Das Smartphone ist heute unser treuester Begleiter. Und dennoch wissen die wenigsten, woraus dieses praktische Gerät besteht. In diesem Beitrag geht es aber nicht um technische Rafinessen, sondern vielmehr darum, dich auf eine Reise um den Globus mitzunehmen. Wir wollen herausfinden, welche Rohstoffe für ein Smartphone nötig sind und wie es den Menschen ergeht, die in der Handyproduktion im Einsatz sind.

Text: Linda Mauksch und Theresia Tschol-Alsantali, Naturfreundejugend Österreich, Fotos: Fairphone

 

 

Ein Handy besteht grob gesagt aus 60 Prozent Kunststoff und 30 Prozent Metall, der Rest aus Glas oder Keramik. Im Folgenden widmen wir uns einigen Metallen, die in Smartphones verbaut werden. Für ein Mobiltelefon braucht man etwa 30 verschiedene wie Aluminium, Kupfer, Kobalt, Palladium oder Germanium. Gold wird aufgrund seiner Eigenschaften wie elektrische Leitfähigkeit und Korrosionsbeständigkeit gerne für die Leiterplatte und Steckerverbindungen genutzt. Es wird vorrangig in Südafrika abgebaut, aber auch in Lateinamerika und Indonesien. Die Minen erstrecken sich oftmals über Kilometer. Die darüber liegenden Wälder werden abgeholzt, der Boden darunter wird durch den Einsatz von Chemikalien für immer zerstört. So verwendet man Zyanid, um Gold vom Gestein zu trennen. Dieses Gift gelangt mit dem Grundwasser auch in die Flüsse und tötet dort jegliches Leben. Das Wasser ist weder trinkbar noch für die Landwirtschaft nutzbar.

 

Ein weiterer unersetzlicher Rohstoff für Smartphones ist Tantal. Dank seiner hohen Hitzebeständigkeit eignet es sich besonders gut für den Bau von Kondensatoren, kleinen „Zwischenspeichern“ für elektrische Energie. Damit auf so beengtem Raum eine so hohe Leistung – etwa für hochaufgelöste Videos – erbracht werden kann, ist dieses Metall unabdingbar. Eines der wichtigsten Abbaugebiete ist die Demokratische Republik Kongo. Dort erfolgt der Abbau ohne Maschinen!
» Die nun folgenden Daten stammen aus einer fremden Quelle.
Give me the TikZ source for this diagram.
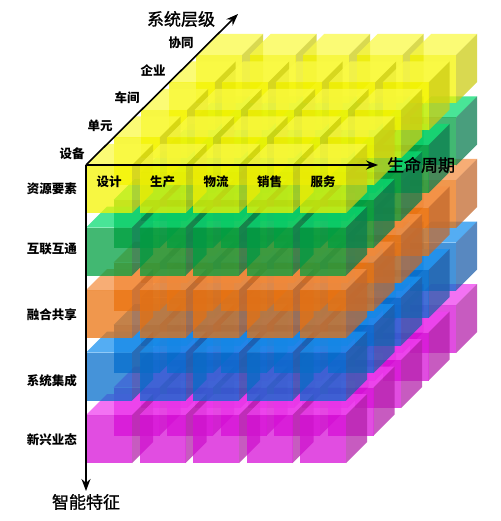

Die Arbeits- und sozialen Bedingungen sind menschenunwürdig: Es gibt keinerlei arbeitsrechtliche Standards; obwohl die Stollen jederzeit einstürzen können, wird ohne Schutzausrüstung  gearbeitet. Wegen Zahlungen an Zwischenhändler und von (Schutz-)Gebühren verdienen die teils minderjährigen Bergarbeiter selten mehr als 1 bis 3 Dollar pro Tag. Zu wenig, um sich oder gar eine Familie ernähren zu können. Aufgrund des unregulierten Abbaus üben die ehemaligen Bürgerkriegsparteien weiterhin Einfluss auf die Minen aus. Die größeren Förderstellen werden vielfach von Paramilitärs kontrolliert. Gewalt und Kriminalität, vor allem auch gegen Frauen und Kinder, sind an der Tagesordnung.

 

 

Die Reise geht weiter

Nachdem die Metalle mittels Chemikalien und hohem Energieaufwand vom Gestein getrennt wurden, geht es an das Zusammensetzen der einzelnen Teile zu einem Handy. Dazu führt uns unsere Reise nach Asien zu den Zulieferern der bekannten Handymarken. In riesigen Fabrikshallen etwa in China oder Indien verrichten Hunderttausende FließbandarbeiterInnen ihre monotone, streng getaktete Arbeit. Arbeiter in Indien etwa können mit ihrem Gehalt keine Familie gründen. Sie können weder die Mitgift für die Braut aufbringen, noch sich eine angemessene Wohnung leisten. Zwölf-Stunden-Tage sowie mehrere Arbeitswochen hintereinander ohne freien Tag sind hier nichts Besonderes.

 

Die Handys in unseren Läden werden mit glänzender Reklame beworben. Kein Staubkorn erinnert an die katastrophalen Bedingungen, unter denen jene Bestandteile aus der Erde geholt wurden, welche die angepriesenen Funktionen erst ermöglichen.

 

 

Das Ende des Lebenswegs?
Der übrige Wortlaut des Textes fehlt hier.